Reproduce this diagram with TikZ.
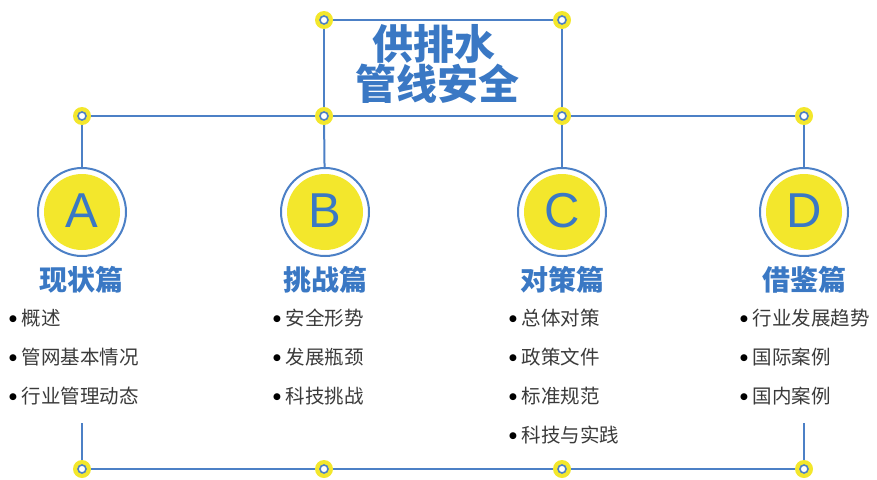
\documentclass[tikz,border=0pt]{standalone}
\usepackage{fontspec}
\setmainfont{Liberation Sans}
\newfontfamily\cjk{Noto Sans CJK SC}
\newfontfamily\dejavu{DejaVu Sans}
\definecolor{tblue}{HTML}{3A78C4}
\definecolor{lblue}{HTML}{4C80C6}
\definecolor{yel}{HTML}{F3E72C}
\definecolor{tgray}{HTML}{3A3A3A}
\tikzset{
  conn/.style={lblue, line width=2pt},
  jointdot/.style={circle, fill=yel, minimum size=18pt, inner sep=0pt},
  jointring/.style={circle, draw=lblue, line width=1.6pt, fill=white, minimum size=8pt, inner sep=0pt},
  bigcirc/.style={circle, draw=lblue, line width=2pt, fill=white, minimum size=88pt, inner sep=0pt},
  innercirc/.style={circle, fill=yel, minimum size=76pt, inner sep=0pt},
  letter/.style={text=tblue, font=\fontsize{49}{49}\selectfont, inner sep=0pt},
  heading/.style={text=tblue, font=\cjk\bfseries\fontsize{28}{28}\selectfont, inner sep=0pt},
  titletext/.style={text=tblue, font=\cjk\bfseries\fontsize{41}{41}\selectfont, inner sep=0pt},
  item/.style={text=tgray, font=\cjk\fontsize{19.5}{19.5}\selectfont, inner sep=0pt, anchor=west},
}
\newcommand{\bul}{\raisebox{4.3pt}{\color{black}\dejavu\fontsize{9}{9}\selectfont ●}\hspace{4.5pt}}
\begin{document}
\begin{tikzpicture}[x=1pt,y=-1pt]
\useasboundingbox (0,0) rectangle (877,479);
% joint coordinates
\coordinate (j1) at (324,20);
\coordinate (j2) at (562,20);
\coordinate (jA) at (82,116);
\coordinate (jB) at (324,116);
\coordinate (jC) at (562,116);
\coordinate (jD) at (804,116);
\coordinate (kA) at (82,469);
\coordinate (kB) at (324,469);
\coordinate (kC) at (562,469);
\coordinate (kD) at (804,469);
\coordinate (eA) at (82,423);
\coordinate (eD) at (804,423);
% circles
\foreach \n/\x/\l in {A/82/A,B/325/B,C/562/C,D/804/D}{
  \node[bigcirc] (c\n) at (\x,212) {};
  \node[innercirc] (y\n) at (\x,212) {};
  \node[letter] (L\n) at (\x,210.5) {\l};
}
% connectors
\draw[conn] (j1) -- (j2);
\draw[conn] (j1) -- (jB);
\draw[conn] (j2) -- (jC);
\draw[conn] (jA) -- (jD);
\draw[conn] (jA) -- (cA);
\draw[conn] (jB) -- (cB);
\draw[conn] (jC) -- (cC);
\draw[conn] (jD) -- (cD);
\draw[conn] (eA) -- (kA) -- (kD) -- (eD);
% joints
\foreach \j in {j1,j2,jA,jB,jC,jD,kA,kB,kC,kD}{
  \node[jointdot] (\j-dot) at (\j) {};
  \node[jointring] (\j-ring) at (\j) {};
}
% title
\node[titletext] (t1) at (434,44) {供排水};
\node[titletext] (t2) at (437,84) {管线安全};
% headings
\node[heading] (hA) at (81,280) {现状篇};
\node[heading] (hB) at (325,280) {挑战篇};
\node[heading] (hC) at (562,280) {对策篇};
\node[heading] (hD) at (804,280) {借鉴篇};
% items
\node[item] (a1) at (9,318) {\bul 概述};
\node[item] (a2) at (9,357) {\bul 管网基本情况};
\node[item] (a3) at (9,396) {\bul 行业管理动态};
\node[item] (b1) at (273,318) {\bul 安全形势};
\node[item] (b2) at (273,357) {\bul 发展瓶颈};
\node[item] (b3) at (273,396) {\bul 科技挑战};
\node[item] (c1) at (509,318) {\bul 总体对策};
\node[item] (c2) at (509,357) {\bul 政策文件};
\node[item] (c3) at (509,396) {\bul 标准规范};
\node[item] (c4) at (509,435) {\bul 科技与实践};
\node[item] (d1) at (740,318) {\bul 行业发展趋势};
\node[item] (d2) at (740,357) {\bul 国际案例};
\node[item] (d3) at (740,396) {\bul 国内案例};
\end{tikzpicture}
\end{document}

• _Short problem_:
Each line of the data should be quoted exactly, with pictures left out.

• _Answer to the exercise_:
Reproduce this diagram with TikZ.
\documentclass[tikz,border=0pt]{standalone}
\usepackage{fontspec}
\setmainfont{Liberation Sans}
\newfontfamily\cjk{Noto Sans CJK SC}
\newfontfamily\dejavu{DejaVu Sans}
\definecolor{tblue}{HTML}{3A78C4}
\definecolor{lblue}{HTML}{4C80C6}
\definecolor{yel}{HTML}{F3E72C}
\definecolor{tgray}{HTML}{3A3A3A}
\tikzset{
  conn/.style={lblue, line width=2pt},
  jointdot/.style={circle, fill=yel, minimum size=18pt, inner sep=0pt},
  jointring/.style={circle, draw=lblue, line width=1.6pt, fill=white, minimum size=8pt, inner sep=0pt},
  bigcirc/.style={circle, draw=lblue, line width=2pt, fill=white, minimum size=88pt, inner sep=0pt},
  innercirc/.style={circle, fill=yel, minimum size=76pt, inner sep=0pt},
  letter/.style={text=tblue, font=\fontsize{49}{49}\selectfont, inner sep=0pt},
  heading/.style={text=tblue, font=\cjk\bfseries\fontsize{28}{28}\selectfont, inner sep=0pt},
  titletext/.style={text=tblue, font=\cjk\bfseries\fontsize{41}{41}\selectfont, inner sep=0pt},
  item/.style={text=tgray, font=\cjk\fontsize{19.5}{19.5}\selectfont, inner sep=0pt, anchor=west},
}
\newcommand{\bul}{\raisebox{4.3pt}{\color{black}\dejavu\fontsize{9}{9}\selectfont ●}\hspace{4.5pt}}
\begin{document}
\begin{tikzpicture}[x=1pt,y=-1pt]
\useasboundingbox (0,0) rectangle (877,479);
% joint coordinates
\coordinate (j1) at (324,20);
\coordinate (j2) at (562,20);
\coordinate (jA) at (82,116);
\coordinate (jB) at (324,116);
\coordinate (jC) at (562,116);
\coordinate (jD) at (804,116);
\coordinate (kA) at (82,469);
\coordinate (kB) at (324,469);
\coordinate (kC) at (562,469);
\coordinate (kD) at (804,469);
\coordinate (eA) at (82,423);
\coordinate (eD) at (804,423);
% circles
\foreach \n/\x/\l in {A/82/A,B/325/B,C/562/C,D/804/D}{
  \node[bigcirc] (c\n) at (\x,212) {};
  \node[innercirc] (y\n) at (\x,212) {};
  \node[letter] (L\n) at (\x,210.5) {\l};
}
% connectors
\draw[conn] (j1) -- (j2);
\draw[conn] (j1) -- (jB);
\draw[conn] (j2) -- (jC);
\draw[conn] (jA) -- (jD);
\draw[conn] (jA) -- (cA);
\draw[conn] (jB) -- (cB);
\draw[conn] (jC) -- (cC);
\draw[conn] (jD) -- (cD);
\draw[conn] (eA) -- (kA) -- (kD) -- (eD);
% joints
\foreach \j in {j1,j2,jA,jB,jC,jD,kA,kB,kC,kD}{
  \node[jointdot] (\j-dot) at (\j) {};
  \node[jointring] (\j-ring) at (\j) {};
}
% title
\node[titletext] (t1) at (434,44) {供排水};
\node[titletext] (t2) at (437,84) {管线安全};
% headings
\node[heading] (hA) at (81,280) {现状篇};
\node[heading] (hB) at (325,280) {挑战篇};
\node[heading] (hC) at (562,280) {对策篇};
\node[heading] (hD) at (804,280) {借鉴篇};
% items
\node[item] (a1) at (9,318) {\bul 概述};
\node[item] (a2) at (9,357) {\bul 管网基本情况};
\node[item] (a3) at (9,396) {\bul 行业管理动态};
\node[item] (b1) at (273,318) {\bul 安全形势};
\node[item] (b2) at (273,357) {\bul 发展瓶颈};
\node[item] (b3) at (273,396) {\bul 科技挑战};
\node[item] (c1) at (509,318) {\bul 总体对策};
\node[item] (c2) at (509,357) {\bul 政策文件};
\node[item] (c3) at (509,396) {\bul 标准规范};
\node[item] (c4) at (509,435) {\bul 科技与实践};
\node[item] (d1) at (740,318) {\bul 行业发展趋势};
\node[item] (d2) at (740,357) {\bul 国际案例};
\node[item] (d3) at (740,396) {\bul 国内案例};
\end{tikzpicture}
\end{document}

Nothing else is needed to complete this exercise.